Swound!: We recently tried hard to think of a really cool gimmick to release our music on after we heard about a band using chocolate vinyl. New and strange formats seems to generate press. My best idea was tramp. Lloyd came up with releasing a new single on megadrive, but as far as I could tell, that just involves him playing NBA Jam. A friend suggested maybe releasing it as a birthday card – one of those irritating musical ones that play when you open them.
After all that, our groundbreaking idea was to probably release it digitally. At the end of the day, we’re mainly all talk. Realistically, there’s no future in tramps, its mainly computers and stuff. Plus, the fact that I can’t remember who released the chocolate vinyl probably speaks volumes about whether it’s worth the effort.
Stylistically, music will go back to grunge, then brit rock, then nu-metal, then 80s electro before doing it all over again.
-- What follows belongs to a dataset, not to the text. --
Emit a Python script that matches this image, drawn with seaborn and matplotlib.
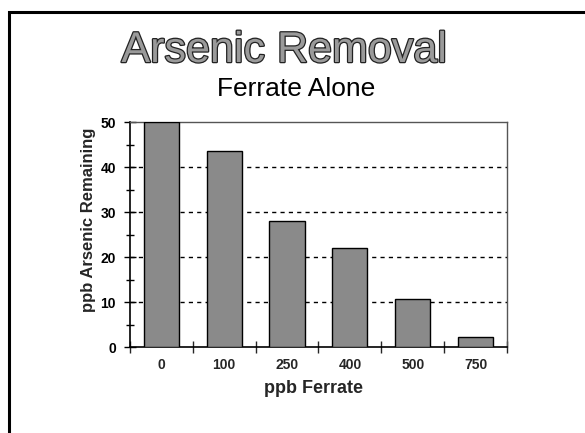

Metal will remain as a constant as people who like it are incapable of accepting other musical forms.

DD: we'll get rid of....

S!: Spiders and sharks. I don’t care what conservationists say, I’d rather they didn’t live. There might be an increase in flies or jellyfish or whatever rank creature they’re responsible for eating, but I can guarantee they scare me less, so I can deal with that.

DD: everyone will love...

S!: Your great great great granddaughter? I hear she’s pretty fine. I actually just googled the lyrics to that song to see if I could use any more of them as crap jokes in this interview, only the internet claims that it’s apparently sung by the Jonas Brothers! Not on my watch.
Disappointingly, it will probably just be some chocolate bar that people who like creating groups on facebook weren't bothered about until it was cancelled, instead of hover boards or something genuinely cool

DD: all bands will...

S!: I was going to say they’d all cover Busted songs, tweak the lyrics slightly and pass it off as their own, but it seems that’s already happened. It’s frightening how quick technology and attitudes change. A few years ago that would have been a laughable exercise, but if the Jonas Brothers are doing it, then that opens all sorts of avenues for other credible bands like us. We might release 'What I Go To School For' next.

DD: and finally, robots, zombies or recession-how does Swound! envisage the apocolypse?

S!: It better not be a recession. That would be boring and rubbish. We all hope for a zombie invasion and always argue about who would last the longest if it happened. I reason that I’ve completed the most Resident Evil games so it would be me. Rowan has read a zombie survival guide so thinks it will be him. Joe lives in the highest flat and was fairly handy at House of The Dead back in the day and Lloyd naturally thinks more like them. By that I mean not at all. Each member of Swound! brings something to the table. Again, we’re all talk. If it ever did happen, we’d be scared for a bit before getting eaten.
The Apocalypse will happen when health care and equality get so advanced that people just forget to have babies. One day, there will just be nobody else around.